No fim da I Guerra Mundial, o Tratado de Versalhes (1919) foi assinado pelas potencias européias e encerrou oficialmente a guerra; foi criada a Liga das Nações (1919) com os EUA desejando administrar o mundo, a Liga pretendia arbitrar disputas internacionais e por intermédio disso evitar futuras guerras. Devido ao posicionamento dos países sobre o que deveria ser a Liga e como ela deveria agir, ela acabou falida em 1946 apesar de lutar para impor sua autoridade como instituição internacional importante.

Embora a Liga se mostrasse, assim, como uma organização capaz de resolver litígios entre potências menos importantes e de promover um grande leque de atividades humanitárias e econômicas, ela não era capaz de lidar com atos agressivos de seus membros mais importantes. E, lembrar de seus sucessos iniciais – prevenção dos conflitos nos Bálcãs, ajuda à reconstrução da economia austríaca, fundamentos de uma verdadeira política de desarmamento…-, seria esquecer a impotência da Liga das Nações por ocasião da agressão japonesa à China (Manchúria), em 1931; durante a invasão e anexação da Abissínia (Etiópia) por Mussolini (Itália) em 1935; sem mencionar o rompimento da Alemanha com o início do governo nazista (Hitler – 1933); e o fracasso em matéria de desarmamento.
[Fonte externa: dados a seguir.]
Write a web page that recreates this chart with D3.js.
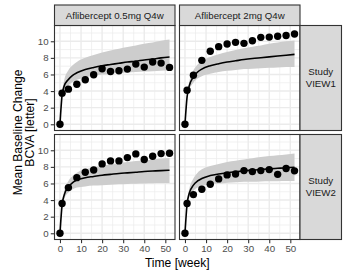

Em 1939, com a declaração de guerra, a Liga decidiu interromper suas sessões até a paz. Depois de 1939, a Liga das Nações esvaziou-se e restringiu-se a atividades técnicas como a proteção de refugiados e os estudos sobre a futura reconstrução.

Os líderes não ignoraram que muitas vezes os faltou coragem moral, que muitas vezes hesitaram quando era preciso agir, que às vezes agiram quando era preciso e seria mais sensato hesitar. E, alguns dizem que os governos não souberam colocar-se acima de seus interesses particulares.

Esvaziada no fim da II WW, a Liga é substituída pela ONU, que logo seria vista manifestando a mesma impotência em relação a questões de desarmamento.